見て頂ければ分かるように、すべての二十四節気は「季節や自然の様子」を表したものなのです。

ではなぜ小満だけが少し満足などという「人間の感情」になるのでしょうか。

先ほども言いましたが、二十四節気の本来の目的は「農作業の目安」です。

だとすれば、少し満足なんてあやふやな人間の感情が農作業の目安になるなんて事はどう考えてもおかしい。

特に小満は田植えの準備を始めるためのとても大切な目安ですので、人の感情がその基準になること自体すごく不自然なのです。

「少し満足」説はどこから生まれたのか

ではこの「少し満足」という説はどこから生まれたのでしょうか。

図書館や古本屋などで色々な文献を調べてみましたが「少し満足」説を唱えている本は全て2000年以降のものです。

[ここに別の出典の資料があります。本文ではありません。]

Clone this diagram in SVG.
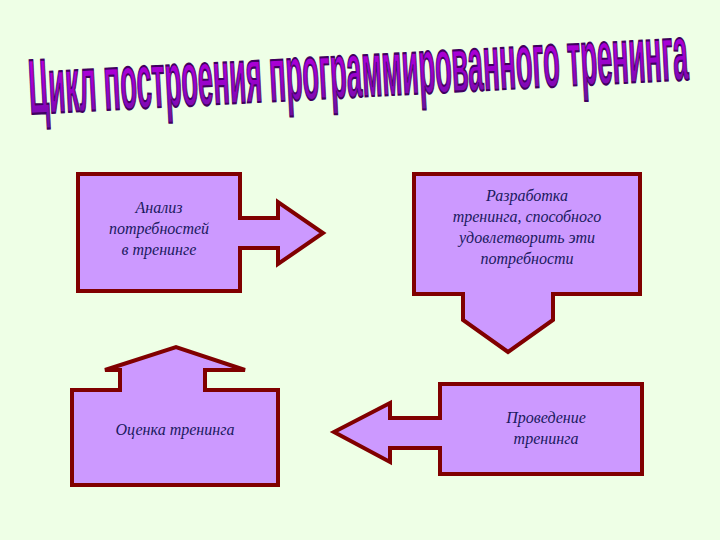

それ以前のものでそういった記述のある書物は1冊もありませんでした。

2000年以降と言えばインターネットが一般的になった頃とほぼ同時期です。

それを考えると、おそらくどこかの有名サイトがこういったデタラメを記述していたために、それを何も疑わずに他のサイトやブロガーたちが引用し徐々に広まっていったのでしょう。

そしてそのネット情報をそのまま使用し、その後の書籍も出版されたのだと思います。

こういった本はそれほど多くはありませんが、ネットの小満に関する記事のほぼ半数以上は「少し満足」といった説明をしているのが現状で、大手のニュースサイトでさえもそうなのです。

小満は本来「万物が成長し次第に満ちてくる」という自然の様子を表したものですが「少し満足」とした方がキャッチーで分かりやすいために、こんなに広がってしまったのでしょう。

そしてこの説が広がったのは、おそらくこの記述からだと思われます。

5月21日頃 小満とは秋に蒔〔ま〕いた麦などの穂がつく頃で、ほっと一安心(少し満足)すると言う意味です。 田畑を耕して生活の糧〔かて〕を稼いでいた時代には、農作物の収穫の有無は人の生死にかかわる問題でした。そのため、麦などに穂がつくと「今のところは順調だ、よかった」と満足したことから小満と言う名前が付いたようです。

なお、このサイトの「小満」の説明ページには参考文献が載っています。

そして私はそれらも全て調べたのですが、やはり「少し満足」などという記述は一切なかったのです。

このサイトはある会社が運営しているのですが、そこは小中学生向けに日本の伝統や文化を伝える書籍も発行しているようなところです。

どういった経緯でこうした記述をしたのか全く分かりませんが、ただ間違った情報がいつのまにか真実になってしまうことを考えると、ネットは本当に怖いな、と思わずにはいられません。